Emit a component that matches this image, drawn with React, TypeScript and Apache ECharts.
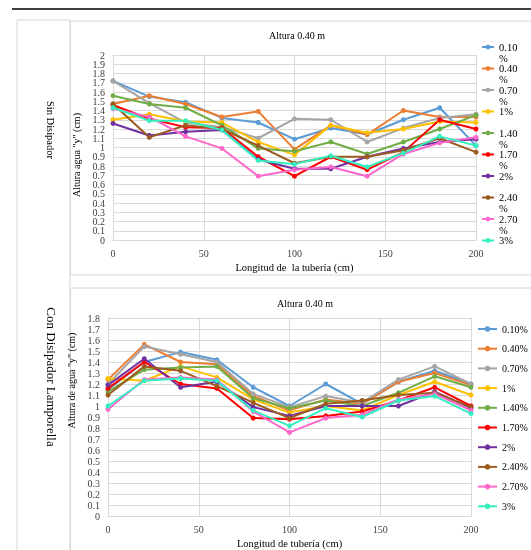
import React, { useEffect, useRef } from 'react';
import * as echarts from 'echarts';

const distances = [0, 20, 40, 60, 80, 100, 120, 140, 160, 180, 200];
const slopeNames = ['0.10%', '0.40%', '0.70%', '1%', '1.40%', '1.70%', '2%', '2.40%', '2.70%', '3%'];
const lineColors = ['#5B9BD5', '#ED7D31', '#A5A5A5', '#FFC000', '#70AD47', '#FF0000', '#7030A0', '#9C5B1F', '#FF66CC', '#33F0C0'];

// Sin Disipador (top chart)
const sin_0_10 = [1.72, 1.55, 1.49, 1.32, 1.27, 1.09, 1.21, 1.14, 1.30, 1.43, 1.02];
const sin_0_40 = [1.47, 1.56, 1.47, 1.33, 1.39, 0.98, 1.24, 1.14, 1.40, 1.33, 1.33];
const sin_0_70 = [1.72, 1.48, 1.27, 1.22, 1.10, 1.31, 1.30, 1.06, 1.21, 1.32, 1.36];
const sin_1 = [1.30, 1.36, 1.28, 1.27, 1.06, 0.92, 1.24, 1.16, 1.20, 1.28, 1.27];
const sin_1_40 = [1.56, 1.47, 1.43, 1.24, 0.99, 0.96, 1.06, 0.93, 1.06, 1.20, 1.35];
const sin_1_70 = [1.46, 1.31, 1.22, 1.21, 0.90, 0.69, 0.90, 0.76, 0.95, 1.30, 1.20];
const sin_2 = [1.26, 1.13, 1.17, 1.19, 0.87, 0.77, 0.77, 0.90, 0.99, 1.06, 1.09];
const sin_2_40 = [1.47, 1.11, 1.24, 1.20, 1.02, 0.83, 0.90, 0.90, 0.97, 1.10, 0.95];
const sin_2_70 = [1.42, 1.33, 1.12, 0.99, 0.69, 0.76, 0.79, 0.69, 0.93, 1.05, 1.11];
const sin_3 = [1.43, 1.29, 1.29, 1.19, 0.86, 0.82, 0.91, 0.79, 0.94, 1.12, 1.02];

// Con Disipador Lamporella (bottom chart)
const con_0_10 = [1.15, 1.40, 1.49, 1.42, 1.17, 1.00, 1.20, 1.02, 1.22, 1.32, 1.20];
const con_0_40 = [1.24, 1.56, 1.40, 1.38, 1.09, 0.96, 1.06, 1.02, 1.22, 1.30, 1.19];
const con_0_70 = [1.20, 1.54, 1.47, 1.40, 1.11, 0.99, 1.09, 1.03, 1.24, 1.36, 1.20];
const con_1 = [1.25, 1.23, 1.36, 1.26, 1.06, 0.94, 1.00, 0.96, 1.10, 1.22, 1.10];
const con_1_40 = [1.13, 1.33, 1.35, 1.36, 1.07, 0.98, 1.05, 1.00, 1.12, 1.27, 1.17];
const con_1_70 = [1.16, 1.40, 1.20, 1.16, 0.89, 0.88, 0.91, 0.95, 1.05, 1.17, 1.00];
const con_2 = [1.19, 1.43, 1.17, 1.22, 0.99, 0.91, 1.00, 1.00, 1.00, 1.13, 0.98];
const con_2_40 = [1.10, 1.36, 1.32, 1.18, 1.03, 0.89, 1.02, 1.05, 1.10, 1.12, 0.99];
const con_2_70 = [0.97, 1.24, 1.26, 1.24, 0.95, 0.76, 0.89, 0.92, 1.06, 1.11, 0.96];
const con_3 = [1.00, 1.23, 1.25, 1.23, 0.96, 0.82, 0.98, 0.90, 1.05, 1.09, 0.93];

const sinSeries = [sin_0_10, sin_0_40, sin_0_70, sin_1, sin_1_40, sin_1_70, sin_2, sin_2_40, sin_2_70, sin_3];
const conSeries = [con_0_10, con_0_40, con_0_70, con_1, con_1_40, con_1_70, con_2, con_2_40, con_2_70, con_3];

const FONT = '"Liberation Serif", "Times New Roman", serif';
const GRID_GRAY = '#d9d9d9';
const FRAME_GRAY = '#d6d6d6';

export default function App() {
  const ref = useRef<HTMLDivElement>(null);

  useEffect(() => {
    const chart = echarts.init(ref.current as HTMLDivElement, null, { renderer: 'svg' });

    const labelStyle = { fontFamily: FONT, fontSize: 10, color: '#404040', margin: 8 };

    const mkX = (gridIndex: number, name: string) => ({
      type: 'value',
      gridIndex,
      min: 0,
      max: 200,
      interval: 50,
      name,
      nameLocation: 'middle',
      nameGap: 22,
      nameTextStyle: { fontFamily: FONT, fontSize: 10.5, color: '#000' },
      axisLine: { show: true, lineStyle: { color: GRID_GRAY } },
      axisTick: { show: false },
      splitLine: { show: true, lineStyle: { color: GRID_GRAY } },
      axisLabel: labelStyle,
    });

    const mkY = (gridIndex: number, max: number, name: string, pad: number[]) => ({
      type: 'value',
      gridIndex,
      min: 0,
      max,
      interval: 0.1,
      name,
      nameLocation: 'middle',
      nameGap: 27,
      nameTextStyle: { fontFamily: FONT, fontSize: 10, color: '#000', padding: pad },
      axisLine: { show: true, lineStyle: { color: GRID_GRAY } },
      axisTick: { show: false },
      splitLine: { show: true, lineStyle: { color: GRID_GRAY } },
      axisLabel: labelStyle,
    });

    // extra label-only axis on the top grid so that its end labels (0 and 2) are not dropped
    const topEnds = {
      type: 'value',
      gridIndex: 0,
      position: 'left',
      min: 0,
      max: 2,
      interval: 2,
      axisLine: { show: false },
      axisTick: { show: false },
      splitLine: { show: false },
      axisLabel: labelStyle,
    };

    const mkSeries = (sets: number[][], axis: number) =>
      sets.map((vals, i) => ({
        name: slopeNames[i],
        type: 'line',
        xAxisIndex: axis,
        yAxisIndex: axis,
        data: distances.map((d, j) => [d, vals[j]]),
        symbol: 'circle',
        symbolSize: 5,
        lineStyle: { width: 2, color: lineColors[i] },
        itemStyle: { color: lineColors[i] },
      }));

    const option = {
      animation: false,
      color: lineColors,
      grid: [
        { left: 113, top: 55, width: 363, height: 185 },
        { left: 108, top: 318, width: 363, height: 199 },
      ],
      xAxis: [mkX(0, 'Longitud de  la tubería (cm)'), mkX(1, 'Longitud de tubería (cm)')],
      yAxis: [
        mkY(0, 2, 'Altura agua "y" (cm)', [0, 15, 0, 0]),
        mkY(1, 1.8, 'Altura de agua "y" (cm)', [0, 0, 0, 73]),
        topEnds,
      ],
      legend: [
        {
          orient: 'vertical',
          left: 476,
          top: 25.5,
          itemWidth: 12,
          itemHeight: 6,
          itemGap: -11.5,
          data: slopeNames,
          formatter: (name: string) => {
            const m = name.match(/^(\d\.\d+)%$/);
            return m ? ' \n' + m[1] + '\n%' : ' \n' + name + '\n ';
          },
          textStyle: { fontFamily: FONT, fontSize: 10.5, lineHeight: 11, color: '#000' },
        },
        {
          orient: 'vertical',
          left: 472,
          top: 318,
          itemWidth: 19,
          itemHeight: 7,
          itemGap: 7.7,
          data: slopeNames,
          textStyle: { fontFamily: FONT, fontSize: 10, lineHeight: 12, color: '#000' },
        },
      ],
      series: [...mkSeries(sinSeries, 0), ...mkSeries(conSeries, 1)],
      graphic: [
        { type: 'line', shape: { x1: 12, y1: 9, x2: 531, y2: 9 }, style: { stroke: '#000', lineWidth: 1.5 }, silent: true },
        { type: 'line', shape: { x1: 17, y1: 20, x2: 70, y2: 20 }, style: { stroke: FRAME_GRAY, lineWidth: 1 }, silent: true },
        { type: 'line', shape: { x1: 17, y1: 20, x2: 17, y2: 550 }, style: { stroke: FRAME_GRAY, lineWidth: 1 }, silent: true },
        { type: 'line', shape: { x1: 70, y1: 20, x2: 70, y2: 550 }, style: { stroke: FRAME_GRAY, lineWidth: 1 }, silent: true },
        { type: 'rect', shape: { x: 70.5, y: 21, width: 470, height: 254 }, style: { fill: 'none', stroke: FRAME_GRAY, lineWidth: 1 }, silent: true },
        { type: 'rect', shape: { x: 70.5, y: 288, width: 470, height: 280 }, style: { fill: 'none', stroke: FRAME_GRAY, lineWidth: 1 }, silent: true },
        {
          type: 'text', x: 297, y: 35,
          style: { text: 'Altura 0.40 m', font: `10px ${FONT}`, fill: '#000', align: 'center', verticalAlign: 'middle' },
        },
        {
          type: 'text', x: 305, y: 303,
          style: { text: 'Altura 0.40 m', font: `10px ${FONT}`, fill: '#000', align: 'center', verticalAlign: 'middle' },
        },
        {
          type: 'text', x: 50, y: 130, rotation: -Math.PI / 2,
          style: { text: 'Sin Disipador', font: `10.5px ${FONT}`, fill: '#000', align: 'center', verticalAlign: 'middle' },
        },
        {
          type: 'text', x: 51, y: 377, rotation: -Math.PI / 2,
          style: { text: 'Con Disipador Lamporella', font: `13px ${FONT}`, fill: '#000', align: 'center', verticalAlign: 'middle' },
        },
      ],
    };

    chart.setOption(option as any);
    return () => chart.dispose();
  }, []);

  return <div ref={ref} style={{ position: 'fixed', left: 0, top: 0, width: 531, height: 550 }} />;
}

(Task requirements)
Only the count is wanted: report how many lines of the material above hold the word "that".

(Response to the exercise)
2